→ **Problem to solve**: From the very first line of the data to the line containing "ax.bar(x + 1.5", retype everything exactly, leaving the pictures behind.

→ **Entries shown**:

==*==

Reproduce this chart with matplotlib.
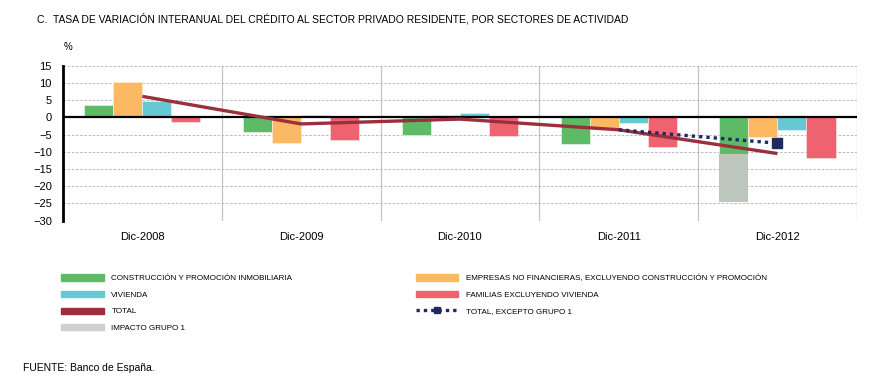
import numpy as np
import matplotlib
matplotlib.use('Agg')
import matplotlib.pyplot as plt
from matplotlib.patches import Patch
from matplotlib.lines import Line2D

# data
years = ['Dic-2008', 'Dic-2009', 'Dic-2010', 'Dic-2011', 'Dic-2012']
construccion = [3.5, -4.2, -5.2, -7.7, -10.5]
empresas = [10.2, -7.4, 0.8, -3.3, -5.8]
vivienda = [4.9, 0.8, 1.2, -1.6, -3.6]
familias = [-1.2, -6.7, -5.3, -8.7, -11.9]
impacto = [0, 0, 0, 0, -14.2]
total = [6.1, -1.9, -0.5, -3.6, -10.5]
total_excepto = [-3.6, -7.5]   # Dic-2011, Dic-2012

c_green = '#5dba66'
c_orange = '#fbb963'
c_cyan = '#66c8d3'
c_red = '#ef6371'
c_grey = '#bcc6bc'
c_total = '#9c2f3b'
c_navy = '#1f2b60'

narrow = ['Liberation Sans Narrow', 'Liberation Sans', 'DejaVu Sans']
plt.rcParams['font.family'] = ['Liberation Sans', 'DejaVu Sans']

fig = plt.figure(figsize=(8.77, 3.87), dpi=100)
ax = fig.add_axes([0.0718, 0.4297, 0.9052, 0.4005])

x = np.arange(len(years))
w = 0.183
ax.bar(x - 1.5 * w, construccion, w, color=c_green, edgecolor='#e8f3e8', linewidth=0.5, zorder=3)
ax.bar(x - 1.5 * w, impacto, w, bottom=construccion, color=c_grey, linewidth=0, zorder=3)
ax.bar(x - 0.5 * w, empresas, w, color=c_orange, edgecolor='#fdeed8', linewidth=0.5, zorder=3)
ax.bar(x + 0.5 * w, vivienda, w, color=c_cyan, edgecolor='#e3f5f7', linewidth=0.5, zorder=3)
ax.bar(x + 1.5 * w, familias, w, color=c_red, edgecolor='#fbe0e3', linewidth=0.5, zorder=3)

ax.axhline(0, color='black', lw=1.6, zorder=4)
ax.plot(x, total, color=c_total, lw=2.4, solid_capstyle='butt', zorder=5)
ax.plot(x[3:], total_excepto, color=c_navy, lw=2.4, ls=(0, (1, 1.2)),
        marker='s', markersize=7, markevery=[1], zorder=6)

ax.set_xlim(-0.5, 4.5)
ax.set_ylim(-30, 15)
ax.set_yticks(np.arange(-30, 16, 5))
ax.set_xticks(x)
ax.set_xticklabels(years)
ax.tick_params(axis='both', length=0, labelsize=8)
ax.tick_params(axis='y', pad=8)
ax.tick_params(axis='x', pad=8)

ax.yaxis.grid(True, color='#b0b0b0', lw=0.6, ls=(0, (3, 2)), zorder=0)
for sep in np.arange(0.5, 5, 1):
    ax.axvline(sep, color='#c4c4c4', lw=0.9, zorder=1)
for s in ['top', 'right', 'bottom']:
    ax.spines[s].set_visible(False)
ax.spines['left'].set_linewidth(2)

fig.text(0.042, 0.951, 'C.  TASA DE VARIACIÓN INTERANUAL DEL CRÉDITO AL SECTOR PRIVADO RESIDENTE, POR SECTORES DE ACTIVIDAD',
         fontsize=7.5, family=narrow, va='center')
fig.text(0.072, 0.878, '%', fontsize=7, family=narrow, va='center')
fig.text(0.026, 0.049, 'FUENTE: Banco de España.', fontsize=7.5, va='center')

h1 = [Patch(color=c_green), Patch(color=c_cyan),
      Patch(color=c_total), Patch(color='#d0d0d0')]
l1 = ['CONSTRUCCIÓN Y PROMOCIÓN INMOBILIARIA', 'VIVIENDA', 'TOTAL', 'IMPACTO GRUPO 1']
h2 = [Patch(color=c_orange), Patch(color=c_red),
      Line2D([], [], color=c_navy, lw=2.4, ls=(0, (1, 1.2)), marker='s', markersize=4.5)]
l2 = ['EMPRESAS NO FINANCIERAS, EXCLUYENDO CONSTRUCCIÓN Y PROMOCIÓN', 'FAMILIAS EXCLUYENDO VIVIENDA',
      'TOTAL, EXCEPTO GRUPO 1']
leg_kw = dict(loc='upper left', frameon=False, prop={'family': narrow, 'size': 5.8},
              handlelength=5.3, handleheight=0.8, handletextpad=0.9, labelspacing=1.08,
              numpoints=1, borderaxespad=0, borderpad=0)
fig.legend(h1, l1, bbox_to_anchor=(0.070, 0.291), **leg_kw)
fig.legend(h2, l2, bbox_to_anchor=(0.474, 0.291), **leg_kw)

fig.savefig('out.png', dpi=100)
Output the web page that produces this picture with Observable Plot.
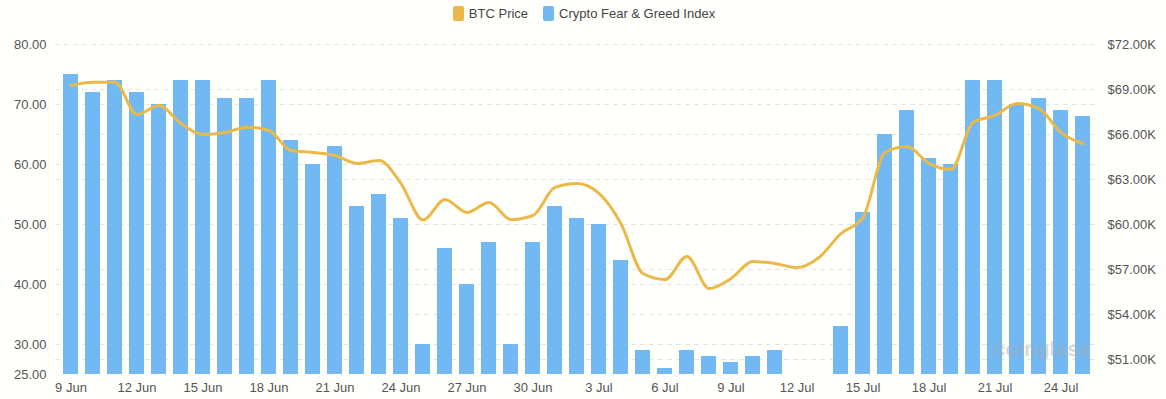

==*==

→ **Solution below**:
Reproduce this chart with matplotlib.
import numpy as np
import matplotlib
matplotlib.use('Agg')
import matplotlib.pyplot as plt
from matplotlib.patches import Patch
from matplotlib.lines import Line2D

# data
years = ['Dic-2008', 'Dic-2009', 'Dic-2010', 'Dic-2011', 'Dic-2012']
construccion = [3.5, -4.2, -5.2, -7.7, -10.5]
empresas = [10.2, -7.4, 0.8, -3.3, -5.8]
vivienda = [4.9, 0.8, 1.2, -1.6, -3.6]
familias = [-1.2, -6.7, -5.3, -8.7, -11.9]
impacto = [0, 0, 0, 0, -14.2]
total = [6.1, -1.9, -0.5, -3.6, -10.5]
total_excepto = [-3.6, -7.5]   # Dic-2011, Dic-2012

c_green = '#5dba66'
c_orange = '#fbb963'
c_cyan = '#66c8d3'
c_red = '#ef6371'
c_grey = '#bcc6bc'
c_total = '#9c2f3b'
c_navy = '#1f2b60'

narrow = ['Liberation Sans Narrow', 'Liberation Sans', 'DejaVu Sans']
plt.rcParams['font.family'] = ['Liberation Sans', 'DejaVu Sans']

fig = plt.figure(figsize=(8.77, 3.87), dpi=100)
ax = fig.add_axes([0.0718, 0.4297, 0.9052, 0.4005])

x = np.arange(len(years))
w = 0.183
ax.bar(x - 1.5 * w, construccion, w, color=c_green, edgecolor='#e8f3e8', linewidth=0.5, zorder=3)
ax.bar(x - 1.5 * w, impacto, w, bottom=construccion, color=c_grey, linewidth=0, zorder=3)
ax.bar(x - 0.5 * w, empresas, w, color=c_orange, edgecolor='#fdeed8', linewidth=0.5, zorder=3)
ax.bar(x + 0.5 * w, vivienda, w, color=c_cyan, edgecolor='#e3f5f7', linewidth=0.5, zorder=3)
ax.bar(x + 1.5 * w, familias, w, color=c_red, edgecolor='#fbe0e3', linewidth=0.5, zorder=3)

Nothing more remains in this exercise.